Os referenciais teóricos e seu impacto no cotidiano de trabalho foram o tema de outro estudo realizado com nutricionistas participantes de grupos educativos voltados para a promoção da saúde em São Paulo e Bogotá, cidades que têm em comum um aumento das taxas de doenças crônicas não transmissíveis (o que exige ações de prevenção e tratamento). As entrevistas com os profissionais mostraram que o momento é de transição de uma abordagem tradicional, focada no conhecimento científico, para outra mais humanista, que leve em conta as singularidades de saúde e de vida das populações atendidas por esses grupos.

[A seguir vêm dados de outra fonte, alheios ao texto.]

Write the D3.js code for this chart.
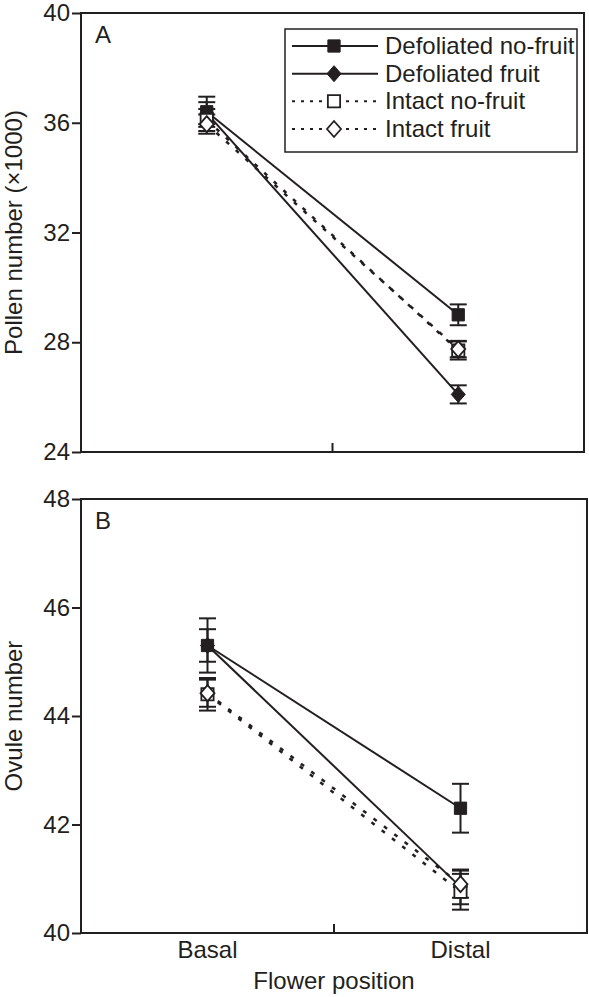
<!DOCTYPE html>
<html>
<head>
<meta charset="utf-8">
<script src="https://cdn.jsdelivr.net/npm/d3@7/dist/d3.min.js"></script>
<style>
  html, body { margin: 0; padding: 0; background: #fff; }
  svg { display: block; }
  text { font-family: "Liberation Sans", Arial, Helvetica, sans-serif; fill: #231f20; }
</style>
</head>
<body>
<svg id="chart" width="589" height="997"></svg>
<script>
// ---------- Data ----------
const categories = ["Basal", "Distal"];
const seriesNames = ["Defoliated no-fruit", "Defoliated fruit", "Intact no-fruit", "Intact fruit"];

// Panel A: pollen number (x1000)
const pollenTicks = [24, 28, 32, 36, 40];
const pollenDefNoFruit = [36.4, 29.0];
const pollenDefNoFruitErr = [0.55, 0.38];
const pollenDefFruit = [36.35, 26.1];
const pollenDefFruitErr = [0.4, 0.33];
const pollenIntNoFruit = [36.1, 27.7];
const pollenIntNoFruitErr = [0.4, 0.33];
const pollenIntFruit = [35.95, 27.75];
const pollenIntFruitErr = [0.35, 0.3];

// Panel B: ovule number
const ovuleTicks = [40, 42, 44, 46, 48];
const ovuleDefNoFruit = [45.3, 42.3];
const ovuleDefNoFruitErr = [0.5, 0.45];
const ovuleDefFruit = [45.3, 40.85];
const ovuleDefFruitErr = [0.3, 0.32];
const ovuleIntNoFruit = [44.4, 40.76];
const ovuleIntNoFruitErr = [0.3, 0.33];
const ovuleIntFruit = [44.42, 40.9];
const ovuleIntFruitErr = [0.25, 0.25];

// ---------- Styles ----------
const ink = "#231f20";
const FS = 24;
const seriesStyle = [
  { shape: "square",  filled: true,  dash: null, legDash: null },
  { shape: "diamond", filled: true,  dash: null, legDash: null },
  { shape: "square",  filled: false, dash: "4,9", legDash: "3,6" },
  { shape: "diamond", filled: false, dash: "4,9", legDash: "3,6" }
];

const svg = d3.select("#chart");

function markerPath(shape) {
  if (shape === "square") return d3.symbol().type(d3.symbolSquare).size(150)();
  return "M0,-8L7,0L0,8L-7,0Z";
}

function drawPanel(opt) {
  const g = svg.append("g");
  const x = d3.scaleBand().domain(categories).range([opt.left, opt.right]);
  const y = d3.scaleLinear().domain(opt.domain).range([opt.bottom, opt.top]);
  const cx = c => x(c) + x.bandwidth() / 2;

  // frame
  g.append("rect")
    .attr("x", opt.left).attr("y", opt.top)
    .attr("width", opt.right - opt.left).attr("height", opt.bottom - opt.top)
    .attr("fill", "none").attr("stroke", ink).attr("stroke-width", 2);

  // y axis
  const yAxis = d3.axisLeft(y).tickValues(opt.ticks).tickSize(9).tickPadding(2).tickFormat(d3.format("d"));
  const ya = g.append("g").attr("transform", `translate(${opt.left},0)`).call(yAxis);
  ya.select(".domain").remove();
  ya.selectAll(".tick line").attr("stroke", ink).attr("stroke-width", 2);
  ya.selectAll(".tick text").attr("font-size", FS).attr("fill", ink)
    .style("font-family", '"Liberation Sans", Arial, sans-serif');

  // x axis: category boundary tick (inside, pointing up)
  const xb = [x(categories[1])];
  g.selectAll(".xtick").data(xb).join("line")
    .attr("x1", d => d).attr("x2", d => d)
    .attr("y1", opt.bottom).attr("y2", opt.bottom - 9)
    .attr("stroke", ink).attr("stroke-width", 2);

  if (opt.showXLabels) {
    g.selectAll(".xlab").data(categories).join("text")
      .attr("x", d => cx(d)).attr("y", opt.bottom + 25)
      .attr("text-anchor", "middle").attr("font-size", FS).text(d => d);
  }

  // panel letter
  g.append("text").attr("x", opt.left + 14).attr("y", opt.top + 30)
    .attr("font-size", FS).text(opt.letter);

  // y title
  g.append("text")
    .attr("transform", `translate(22,${(opt.top + opt.bottom) / 2}) rotate(-90)`)
    .attr("text-anchor", "middle").attr("font-size", FS).text(opt.yTitle);

  // lines
  const line = d3.line().x(d => cx(d.c)).y(d => y(d.v));
  opt.series.forEach((s, i) => {
    const pts = categories.map((c, j) => ({ c, v: s.vals[j] }));
    g.append("path").attr("d", line(pts))
      .attr("fill", "none").attr("stroke", ink)
      .attr("stroke-width", seriesStyle[i].dash ? 2.5 : 2)
      .attr("stroke-dasharray", seriesStyle[i].dash);
  });

  // error bars
  opt.series.forEach((s, i) => {
    categories.forEach((c, j) => {
      const xc = cx(c), v = s.vals[j], e = s.errs[j];
      g.append("line").attr("x1", xc).attr("x2", xc)
        .attr("y1", y(v - e)).attr("y2", y(v + e))
        .attr("stroke", ink).attr("stroke-width", 2);
      [v - e, v + e].forEach(b => {
        g.append("line").attr("x1", xc - 8.5).attr("x2", xc + 8.5)
          .attr("y1", y(b)).attr("y2", y(b))
          .attr("stroke", ink).attr("stroke-width", 2);
      });
    });
  });

  // markers
  opt.series.forEach((s, i) => {
    const st = seriesStyle[i];
    categories.forEach((c, j) => {
      g.append("path").attr("d", markerPath(st.shape))
        .attr("transform", `translate(${cx(c)},${y(s.vals[j])})`)
        .attr("fill", st.filled ? ink : "#fff")
        .attr("stroke", ink).attr("stroke-width", st.filled ? 1 : 1.8);
    });
  });

  return g;
}

drawPanel({
  left: 81, right: 584, top: 13, bottom: 452,
  domain: [24, 40], ticks: pollenTicks, letter: "A",
  yTitle: "Pollen number (\u00d71000)", showXLabels: false,
  series: [
    { vals: pollenDefNoFruit, errs: pollenDefNoFruitErr },
    { vals: pollenDefFruit, errs: pollenDefFruitErr },
    { vals: pollenIntNoFruit, errs: pollenIntNoFruitErr },
    { vals: pollenIntFruit, errs: pollenIntFruitErr }
  ]
});

drawPanel({
  left: 81, right: 587, top: 499, bottom: 933,
  domain: [40, 48], ticks: ovuleTicks, letter: "B",
  yTitle: "Ovule number", showXLabels: true,
  series: [
    { vals: ovuleDefNoFruit, errs: ovuleDefNoFruitErr },
    { vals: ovuleDefFruit, errs: ovuleDefFruitErr },
    { vals: ovuleIntNoFruit, errs: ovuleIntNoFruitErr },
    { vals: ovuleIntFruit, errs: ovuleIntFruitErr }
  ]
});

// x title
svg.append("text").attr("x", 334).attr("y", 989).attr("text-anchor", "middle")
  .attr("font-size", FS).text("Flower position");

// legend (panel A)
const leg = svg.append("g");
leg.append("rect").attr("x", 285).attr("y", 29).attr("width", 292).attr("height", 123)
  .attr("fill", "#fff").attr("stroke", ink).attr("stroke-width", 1.5);
const legY = d3.scalePoint().domain(seriesNames).range([46, 129]);
seriesNames.forEach((name, i) => {
  const st = seriesStyle[i];
  const yy = legY(name);
  leg.append("line").attr("x1", 292).attr("x2", 378).attr("y1", yy).attr("y2", yy)
    .attr("stroke", ink).attr("stroke-width", 2).attr("stroke-dasharray", st.legDash);
  leg.append("path").attr("d", markerPath(st.shape))
    .attr("transform", `translate(334,${yy})`)
    .attr("fill", st.filled ? ink : "#fff")
    .attr("stroke", ink).attr("stroke-width", st.filled ? 1 : 1.8);
  leg.append("text").attr("x", 385).attr("y", yy + 8).attr("font-size", FS).text(name);
});
</script>
</body>
</html>
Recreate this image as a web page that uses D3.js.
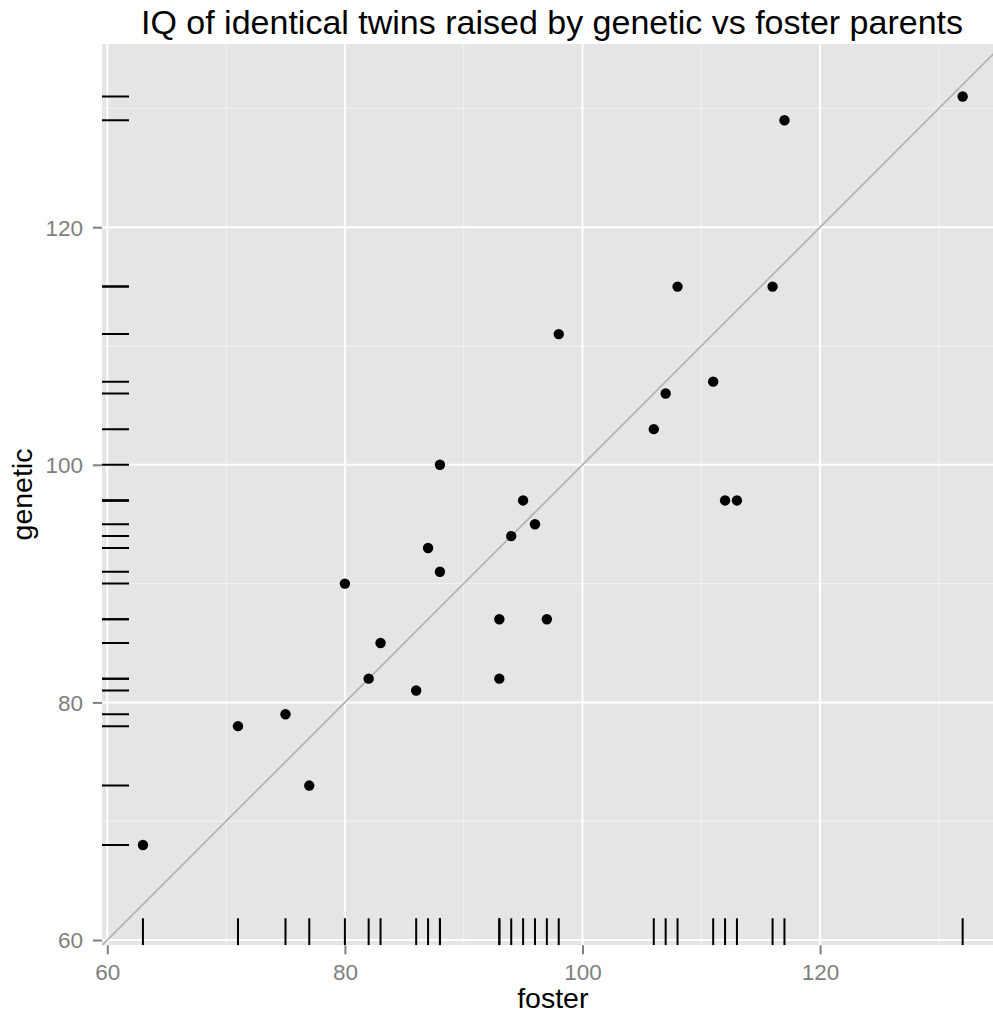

Mudanças nas concepções dos profissionais de saúde também são apontadas como necessárias em outros artigos selecionados para a publicação. Em pesquisa realizada com preceptores e alunos de odontologia, foi avaliado o Programa de Educação pelo Trabalho para a Saúde (PET-Saúde), instituído na Universidade de São Paulo, voltado para a integralidade do cuidado. O trabalho indica esse tipo de programa como um modelo de formação capaz de desenvolver nos alunos a valorização do setor público e a sensibilidade social, sem negligenciar a qualificação técnica.
A necessidade de integrar a prática odontológica ao estudo acadêmico também foi levantada em outro artigo com futuros cirurgiões-dentistas, matriculados na Universidade Estadual de Montes Claros (MG). A pesquisa buscava conhecer as expectativas e compreender as percepções dos acadêmicos em relação ao atendimento dos pacientes vivendo com HIV/Aids. Embora todos tivessem informações teóricas adequadas sobre o vírus, foi constatado que ainda estão em vigor muitas representações estereotipadas de medo dos pacientes, traduzidas na tendência em superestimar os riscos de transmissão.
A saúde mental foi tema de três artigos nessa edição de Interface, objetivando refletir sobre as mudanças no cuidado às pessoas com distúrbios psiquiátricos. Um deles sobre a formação profissional e a prática dos acompanhantes terapêuticos, profissionais que auxiliam no processo de autonomia dos portadores desses distúrbios na Grande Vitória (ES). A atividade, ainda pouco conhecida, é realizada principalmente por mulheres graduadas em psicologia e se apresenta de forma pouco estruturada no serviço público, tornando-se difícil oferecê-la aos usuários.
Em outro artigo, foi enfatizada a necessidade de supervisão clínico-institucional de um grupo de trabalhadores de uma rede de saúde mental em um município de pequeno porte do interior do
Nordeste, como ferramenta de educação permanente e espaço para o diálogo e a cooperação entre diferentes profissionais, serviços e gestão-administração. Nas entrevistas, foram evidenciadas as expectativas do grupo em relação à supervisão, parte voltada a um modelo mais hierárquico de saberes e parte para um modelo de inspiração mais humanista e participativa.
A saúde mental também foi tema de uma pesquisa original realizada no âmbito do Laboratório de Psicopatologia e Subjetividade da Universidade Federal do Rio de Janeiro, com pessoas que ouvem vozes ou que sofrem de alucinação auditiva verbal. O artigo analisa a troca de experiências entre os ouvidores de vozes a partir da criação da rede Intervoice, na Holanda, organização que oferece suporte administrativo e coordena iniciativas em diferentes países para entender a experiência desse tipo de vivência não necessariamente como um sintoma de doença mental. Os autores analisaram postagens de acesso público dos usuários do site Intervoice para entender a forma como os ouvidores de vozes se expressam e se relacionam no ambiente virtual, que pode ser uma ferramenta alternativa para o entendimento do distúrbio.